At the same time, no one comes off particularly well in “Chappaquiddick,” save for Mary Jo and her fellow “boiler girl” Rachel Schiff (a terrific Olivia Thirlby). The police are either stupid or corrupt. The media is more than manageable. The people of Massachusetts are simply besotted by Kennedys.

But the portrait of Teddy himself is poisonous. In the wake of the crash, he escapes the overturned car and swims to shore—as Kennedy in fact did—and then waits almost 10 hours to notify the authorities. It was theorized later that Kopechne might have lasted as long as two hours after being submerged, in an oxygen bubble inside the black Oldsmobile. The treatment of this in “Chappaquiddick” is not just horrifying, but structured to provide Kennedy the least benefit of any doubt.

Returning to his inn, Teddy takes a bath, during which he seems to envision Mary Jo trying to get out of the car, trying to survive on that little bit of air. Or is that what is happening? The filmmakers have it both ways. If Teddy is merely imagining what she might have gone through, his ability to go to sleep after his bath suggests he is a sociopath. If the vision is “real”—if what we are seeing is a dramatization of what is actually happening in real time, if she is really still in the car, struggling as he goes to sleep—his culpability is that much greater. “I could have gotten her out of there in 25 minutes,” a rescue diver says later, as the body’s being recovered. “But no one called.”

As awful as the death of Mary Jo Kopechne was—her parents, who gave the Kennedy family very little trouble, are treated dismissively—it is the aftermath that fascinates.

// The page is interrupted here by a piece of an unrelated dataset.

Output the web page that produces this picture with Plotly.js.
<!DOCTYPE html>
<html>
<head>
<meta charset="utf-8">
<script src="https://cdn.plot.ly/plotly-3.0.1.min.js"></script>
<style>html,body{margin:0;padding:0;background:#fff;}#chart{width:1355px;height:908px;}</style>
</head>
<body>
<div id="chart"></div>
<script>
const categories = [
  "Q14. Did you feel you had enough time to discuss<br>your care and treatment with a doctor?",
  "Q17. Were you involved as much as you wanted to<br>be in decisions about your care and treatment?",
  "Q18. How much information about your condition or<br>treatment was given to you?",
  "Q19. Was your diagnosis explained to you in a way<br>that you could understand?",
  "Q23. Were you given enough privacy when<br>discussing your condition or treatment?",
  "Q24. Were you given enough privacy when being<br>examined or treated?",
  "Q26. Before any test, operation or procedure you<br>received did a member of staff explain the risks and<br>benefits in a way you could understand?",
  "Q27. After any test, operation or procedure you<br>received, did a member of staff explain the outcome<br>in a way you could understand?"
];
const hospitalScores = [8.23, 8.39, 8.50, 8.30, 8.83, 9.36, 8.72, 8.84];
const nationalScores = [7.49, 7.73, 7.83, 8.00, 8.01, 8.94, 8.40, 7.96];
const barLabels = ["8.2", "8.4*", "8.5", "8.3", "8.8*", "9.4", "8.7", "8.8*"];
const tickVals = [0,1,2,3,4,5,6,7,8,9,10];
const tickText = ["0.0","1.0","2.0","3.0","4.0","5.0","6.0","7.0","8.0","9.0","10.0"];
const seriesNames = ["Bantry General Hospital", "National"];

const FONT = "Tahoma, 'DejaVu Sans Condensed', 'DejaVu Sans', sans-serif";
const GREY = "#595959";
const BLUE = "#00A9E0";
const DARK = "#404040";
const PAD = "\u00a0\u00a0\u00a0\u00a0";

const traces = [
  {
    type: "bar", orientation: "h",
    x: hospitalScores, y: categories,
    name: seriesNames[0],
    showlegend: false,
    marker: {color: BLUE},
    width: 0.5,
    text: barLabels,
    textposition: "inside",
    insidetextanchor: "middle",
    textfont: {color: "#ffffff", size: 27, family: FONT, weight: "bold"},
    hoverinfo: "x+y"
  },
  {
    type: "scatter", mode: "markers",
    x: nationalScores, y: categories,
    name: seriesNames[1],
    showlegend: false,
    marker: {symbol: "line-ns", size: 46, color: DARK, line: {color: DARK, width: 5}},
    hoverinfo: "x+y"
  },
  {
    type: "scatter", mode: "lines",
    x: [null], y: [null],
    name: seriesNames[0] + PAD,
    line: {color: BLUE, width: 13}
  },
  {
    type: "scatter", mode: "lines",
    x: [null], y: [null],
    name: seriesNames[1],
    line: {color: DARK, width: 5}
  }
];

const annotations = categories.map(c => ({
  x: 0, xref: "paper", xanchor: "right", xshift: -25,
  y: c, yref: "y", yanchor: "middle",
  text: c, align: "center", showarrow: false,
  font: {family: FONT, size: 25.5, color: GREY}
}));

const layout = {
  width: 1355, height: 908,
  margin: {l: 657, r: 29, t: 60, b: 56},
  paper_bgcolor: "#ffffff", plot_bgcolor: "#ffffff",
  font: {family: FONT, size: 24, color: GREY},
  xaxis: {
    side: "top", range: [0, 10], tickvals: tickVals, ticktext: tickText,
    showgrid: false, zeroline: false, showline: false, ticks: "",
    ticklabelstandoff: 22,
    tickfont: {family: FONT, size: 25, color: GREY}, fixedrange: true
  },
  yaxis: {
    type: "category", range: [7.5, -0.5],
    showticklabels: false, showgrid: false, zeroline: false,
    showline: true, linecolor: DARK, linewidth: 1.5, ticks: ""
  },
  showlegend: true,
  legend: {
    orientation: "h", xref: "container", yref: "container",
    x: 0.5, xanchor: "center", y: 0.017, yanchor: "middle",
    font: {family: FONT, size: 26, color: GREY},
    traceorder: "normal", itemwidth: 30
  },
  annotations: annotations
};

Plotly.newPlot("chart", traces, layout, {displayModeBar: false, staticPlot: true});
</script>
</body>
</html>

Calling his father about the accident, Teddy gets a one-word, croaked response from the wheelchair-bound, stroke-disabled Joseph P. Kennedy, Sr.: “Alibi!” At his father’s house not too long after, Teddy is confronted not just by Dad (Bruce Dern) but a roomful of the country’s top fixers and politicos, including onetime J.F.K. speechwriter Ted Sorenson (Taylor Nichols) and Robert McNamara (Clancy Brown), then president of the World Bank. (There were other luminous operators in the room, but they go unidentified.)

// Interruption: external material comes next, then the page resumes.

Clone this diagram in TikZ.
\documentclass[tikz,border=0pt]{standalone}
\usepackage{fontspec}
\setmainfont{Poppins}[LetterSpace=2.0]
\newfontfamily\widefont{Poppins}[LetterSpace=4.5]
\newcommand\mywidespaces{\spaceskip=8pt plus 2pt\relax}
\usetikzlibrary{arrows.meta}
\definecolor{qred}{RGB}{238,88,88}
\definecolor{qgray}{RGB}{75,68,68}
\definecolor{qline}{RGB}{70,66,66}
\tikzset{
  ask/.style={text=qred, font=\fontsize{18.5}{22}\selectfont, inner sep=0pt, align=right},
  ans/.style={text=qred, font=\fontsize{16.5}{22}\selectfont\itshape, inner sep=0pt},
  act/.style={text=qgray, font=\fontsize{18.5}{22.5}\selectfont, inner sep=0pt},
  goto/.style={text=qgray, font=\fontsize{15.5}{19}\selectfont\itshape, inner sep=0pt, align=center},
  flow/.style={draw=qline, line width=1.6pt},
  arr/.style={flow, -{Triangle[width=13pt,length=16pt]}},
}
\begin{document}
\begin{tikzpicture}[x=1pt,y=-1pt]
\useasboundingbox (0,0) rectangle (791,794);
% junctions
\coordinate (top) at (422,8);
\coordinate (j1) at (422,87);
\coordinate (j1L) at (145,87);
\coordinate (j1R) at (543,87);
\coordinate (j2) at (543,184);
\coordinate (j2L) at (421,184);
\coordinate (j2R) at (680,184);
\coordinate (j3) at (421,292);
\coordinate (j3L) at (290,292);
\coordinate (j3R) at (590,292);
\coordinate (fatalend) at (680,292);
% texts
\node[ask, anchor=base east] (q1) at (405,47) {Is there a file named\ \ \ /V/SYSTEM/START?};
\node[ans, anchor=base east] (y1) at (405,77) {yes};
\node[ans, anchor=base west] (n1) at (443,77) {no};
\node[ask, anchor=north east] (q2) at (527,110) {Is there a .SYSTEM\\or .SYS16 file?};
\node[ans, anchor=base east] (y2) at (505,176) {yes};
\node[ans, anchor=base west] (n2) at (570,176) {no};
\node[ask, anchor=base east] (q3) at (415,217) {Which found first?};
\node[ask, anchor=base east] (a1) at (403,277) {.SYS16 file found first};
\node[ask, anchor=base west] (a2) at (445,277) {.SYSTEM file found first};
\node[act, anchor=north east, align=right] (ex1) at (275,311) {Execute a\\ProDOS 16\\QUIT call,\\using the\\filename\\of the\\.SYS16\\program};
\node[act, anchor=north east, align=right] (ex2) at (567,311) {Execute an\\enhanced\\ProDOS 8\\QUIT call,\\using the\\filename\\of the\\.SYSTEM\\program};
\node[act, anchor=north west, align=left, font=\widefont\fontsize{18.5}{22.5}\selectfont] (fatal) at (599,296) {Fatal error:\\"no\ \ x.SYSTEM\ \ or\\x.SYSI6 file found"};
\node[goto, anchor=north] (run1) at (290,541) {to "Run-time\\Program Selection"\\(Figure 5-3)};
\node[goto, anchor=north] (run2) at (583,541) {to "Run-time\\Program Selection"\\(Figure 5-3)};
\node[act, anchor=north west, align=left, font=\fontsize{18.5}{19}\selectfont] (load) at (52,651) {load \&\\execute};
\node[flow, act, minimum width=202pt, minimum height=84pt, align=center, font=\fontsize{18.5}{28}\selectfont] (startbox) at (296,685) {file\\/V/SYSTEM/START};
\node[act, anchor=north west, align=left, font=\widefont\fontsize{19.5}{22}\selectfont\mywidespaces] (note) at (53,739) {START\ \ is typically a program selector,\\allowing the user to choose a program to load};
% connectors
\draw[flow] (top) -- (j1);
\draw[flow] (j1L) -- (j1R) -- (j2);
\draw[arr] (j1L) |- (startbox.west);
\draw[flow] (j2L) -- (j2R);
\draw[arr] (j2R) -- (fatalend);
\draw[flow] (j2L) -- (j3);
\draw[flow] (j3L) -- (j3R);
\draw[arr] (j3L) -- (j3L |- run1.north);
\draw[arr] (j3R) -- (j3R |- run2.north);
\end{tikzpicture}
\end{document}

They see the scope of the problem; Ted does not. They suggest ingenious ways out of it; Ted has, or will, sabotage himself at every turn. It is a tragicomic scenario—the scion of an epic political dynasty incapable of taking advice, of relinquishing control of the situation to those with more wisdom and experience, or of getting his ego out of his own way. Any comparisons to the current political landscape are left to the viewer. But they are certainly there to be made.